'Groundless' US accusations rebutted
China hopes the United States will face the facts squarely and treat relations between the two countries and the two militaries in a correct way, Senior Colonel Tan Kefei, spokesman for the Ministry of National Defense, said on Thursday.
Tan made the remark at a news conference in response to recent statements made by US Secretary of Defense Mark Esper against China and the Chinese military. Esper said China and Russia want to disrupt the international order that the US led the world to establish after World War II, and China may have supplied artificial intelligence surveillance equipment to authoritarian countries.
Tan, calling the accusations "false and groundless", said China firmly opposes these statements and hopes the US will properly handle relations between the two militaries.
He said China is committed to developing a nonconfrontational and nonconflicting relationship with the US based on mutual respect and win-win cooperation, while firmly safeguarding national sovereignty, security and development interests.
Tan pointed out that China firmly defends the purposes and principles of the United Nations Charter, which promotes the maintenance of international peace and security and says all member states should settle international disputes by peaceful means.

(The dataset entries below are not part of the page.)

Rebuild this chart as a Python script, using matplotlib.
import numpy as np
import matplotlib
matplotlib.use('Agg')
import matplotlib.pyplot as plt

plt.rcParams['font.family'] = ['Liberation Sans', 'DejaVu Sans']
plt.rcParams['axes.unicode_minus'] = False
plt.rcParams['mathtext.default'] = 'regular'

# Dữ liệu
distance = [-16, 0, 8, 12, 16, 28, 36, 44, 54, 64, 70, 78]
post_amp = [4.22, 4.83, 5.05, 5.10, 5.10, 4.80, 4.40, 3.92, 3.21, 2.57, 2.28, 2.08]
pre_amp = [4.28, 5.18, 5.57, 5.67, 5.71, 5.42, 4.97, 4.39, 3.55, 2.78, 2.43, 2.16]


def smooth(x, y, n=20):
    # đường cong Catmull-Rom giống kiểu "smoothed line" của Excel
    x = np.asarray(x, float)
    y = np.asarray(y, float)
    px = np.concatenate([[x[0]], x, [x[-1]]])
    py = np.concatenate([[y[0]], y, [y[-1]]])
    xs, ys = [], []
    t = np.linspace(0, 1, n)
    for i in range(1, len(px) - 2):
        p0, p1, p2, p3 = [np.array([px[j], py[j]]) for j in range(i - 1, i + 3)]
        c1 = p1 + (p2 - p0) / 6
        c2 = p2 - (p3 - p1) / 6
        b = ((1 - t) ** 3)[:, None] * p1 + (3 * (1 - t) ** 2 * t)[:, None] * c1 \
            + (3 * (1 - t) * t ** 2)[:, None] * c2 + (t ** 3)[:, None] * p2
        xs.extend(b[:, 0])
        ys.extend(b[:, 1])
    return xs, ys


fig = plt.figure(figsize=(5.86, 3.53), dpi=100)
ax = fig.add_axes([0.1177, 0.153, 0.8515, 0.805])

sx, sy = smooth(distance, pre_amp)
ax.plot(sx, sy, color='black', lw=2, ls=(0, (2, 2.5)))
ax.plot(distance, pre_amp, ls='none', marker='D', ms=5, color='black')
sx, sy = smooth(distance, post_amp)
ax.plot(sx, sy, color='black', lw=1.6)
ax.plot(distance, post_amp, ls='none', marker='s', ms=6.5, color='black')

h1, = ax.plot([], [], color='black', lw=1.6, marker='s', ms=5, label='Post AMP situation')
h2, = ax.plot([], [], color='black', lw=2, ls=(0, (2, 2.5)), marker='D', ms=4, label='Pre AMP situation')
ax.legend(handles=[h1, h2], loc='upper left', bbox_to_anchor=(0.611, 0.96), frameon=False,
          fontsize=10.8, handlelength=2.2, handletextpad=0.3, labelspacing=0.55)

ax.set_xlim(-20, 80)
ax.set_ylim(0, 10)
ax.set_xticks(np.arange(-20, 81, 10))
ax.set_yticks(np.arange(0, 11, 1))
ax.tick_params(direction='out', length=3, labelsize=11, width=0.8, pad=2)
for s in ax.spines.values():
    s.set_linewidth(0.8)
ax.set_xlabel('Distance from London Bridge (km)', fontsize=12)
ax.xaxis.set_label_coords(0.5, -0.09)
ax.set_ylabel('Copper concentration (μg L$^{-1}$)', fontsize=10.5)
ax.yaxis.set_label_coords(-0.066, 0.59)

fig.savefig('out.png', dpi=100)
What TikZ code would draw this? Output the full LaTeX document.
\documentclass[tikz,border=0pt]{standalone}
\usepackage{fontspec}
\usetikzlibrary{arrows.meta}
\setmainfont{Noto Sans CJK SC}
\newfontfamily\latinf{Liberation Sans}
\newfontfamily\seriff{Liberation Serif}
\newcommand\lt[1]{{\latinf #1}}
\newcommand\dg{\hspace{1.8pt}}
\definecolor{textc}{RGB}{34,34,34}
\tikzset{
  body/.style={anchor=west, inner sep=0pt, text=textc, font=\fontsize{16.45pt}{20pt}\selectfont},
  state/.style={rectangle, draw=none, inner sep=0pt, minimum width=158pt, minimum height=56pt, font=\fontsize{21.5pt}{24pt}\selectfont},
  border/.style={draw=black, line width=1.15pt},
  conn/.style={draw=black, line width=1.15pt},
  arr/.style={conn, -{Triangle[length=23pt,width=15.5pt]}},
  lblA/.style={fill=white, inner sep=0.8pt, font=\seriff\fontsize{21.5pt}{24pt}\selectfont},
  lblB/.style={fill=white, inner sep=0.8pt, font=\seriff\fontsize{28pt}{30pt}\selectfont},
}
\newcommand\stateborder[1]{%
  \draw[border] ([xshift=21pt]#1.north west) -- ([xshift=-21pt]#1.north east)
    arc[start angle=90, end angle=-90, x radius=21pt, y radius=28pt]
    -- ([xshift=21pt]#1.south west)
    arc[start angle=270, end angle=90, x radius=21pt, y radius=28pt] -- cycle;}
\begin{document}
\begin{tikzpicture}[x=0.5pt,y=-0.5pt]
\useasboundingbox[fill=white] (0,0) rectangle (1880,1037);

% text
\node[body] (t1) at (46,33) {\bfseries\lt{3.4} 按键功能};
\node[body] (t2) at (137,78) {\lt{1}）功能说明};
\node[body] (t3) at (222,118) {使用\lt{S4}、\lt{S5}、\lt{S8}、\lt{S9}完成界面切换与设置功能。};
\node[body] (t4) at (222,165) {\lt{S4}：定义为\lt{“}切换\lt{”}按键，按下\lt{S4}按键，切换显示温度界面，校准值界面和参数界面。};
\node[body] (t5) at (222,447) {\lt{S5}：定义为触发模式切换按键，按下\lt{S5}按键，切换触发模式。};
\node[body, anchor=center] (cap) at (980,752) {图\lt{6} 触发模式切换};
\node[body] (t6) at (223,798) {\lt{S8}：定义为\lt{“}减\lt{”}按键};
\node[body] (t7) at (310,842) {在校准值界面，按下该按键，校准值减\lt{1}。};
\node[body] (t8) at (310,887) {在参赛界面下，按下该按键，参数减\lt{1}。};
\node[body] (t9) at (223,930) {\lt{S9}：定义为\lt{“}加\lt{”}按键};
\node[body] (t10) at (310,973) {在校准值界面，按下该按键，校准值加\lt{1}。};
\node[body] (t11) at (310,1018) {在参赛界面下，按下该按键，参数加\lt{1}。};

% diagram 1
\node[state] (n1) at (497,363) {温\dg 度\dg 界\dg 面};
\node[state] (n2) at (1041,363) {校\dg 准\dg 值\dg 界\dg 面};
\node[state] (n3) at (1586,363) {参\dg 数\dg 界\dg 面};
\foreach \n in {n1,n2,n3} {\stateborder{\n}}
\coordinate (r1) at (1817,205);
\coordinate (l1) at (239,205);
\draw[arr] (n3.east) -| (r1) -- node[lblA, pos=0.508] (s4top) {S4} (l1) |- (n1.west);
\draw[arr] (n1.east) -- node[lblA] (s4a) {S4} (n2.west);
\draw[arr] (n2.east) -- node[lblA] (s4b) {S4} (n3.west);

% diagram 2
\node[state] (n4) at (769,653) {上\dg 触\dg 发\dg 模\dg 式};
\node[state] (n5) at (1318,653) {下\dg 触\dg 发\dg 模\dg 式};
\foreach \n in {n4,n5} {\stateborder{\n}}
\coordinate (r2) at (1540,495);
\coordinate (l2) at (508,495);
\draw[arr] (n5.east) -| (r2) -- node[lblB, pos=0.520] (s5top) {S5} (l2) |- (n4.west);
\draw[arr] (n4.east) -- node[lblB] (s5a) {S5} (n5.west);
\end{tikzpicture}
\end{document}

China also resolutely upholds the international system with the United Nations as the core, as well as the international order based on international laws. The nation also conducts exchanges and cooperation with countries around the world in accordance with the basic norms of international relations, he said.
As an active advocate and practitioner of international justice, China has participated in 25 UN peacekeeping operations and dispatched more than 40,000 peacekeepers over the past 30 years, making it the second-largest contributor to the UN's peacekeeping budget and the largest contributor of peacekeepers among the five permanent UN Security Council members.
It has faithfully fulfilled the mission of peacekeeping and made positive contributions to safeguarding world peace and promoting common development. The US, on the other hand, has insisted on pursuing unilateralism, protectionism and power politics, constantly evading international responsibilities, and has successively decided to withdraw from a series of international organizations and treaties, such as UNESCO, the UN Human Rights Council, the World Health Organization and the international Paris Agreement on climate change brokered by the UN, Tan said.
The US still owes more than $2 billion in UN membership fees and peacekeeping funds, making the country a violator of international rules and destroyer of international order, he added.
Calling the steps of the Chinese nation's great rejuvenation "unstoppable", Tan said cooperation is the only correct option that will benefit both countries. Frictions, he said, will only lead to mutual damage.
"We hope that the US will meet China halfway, strengthen communication and understanding, manage risks and divergences, show goodwill, match words to deeds on cooperation issues and work together to promote the stable development of relations between the two countries and the two militaries," he said.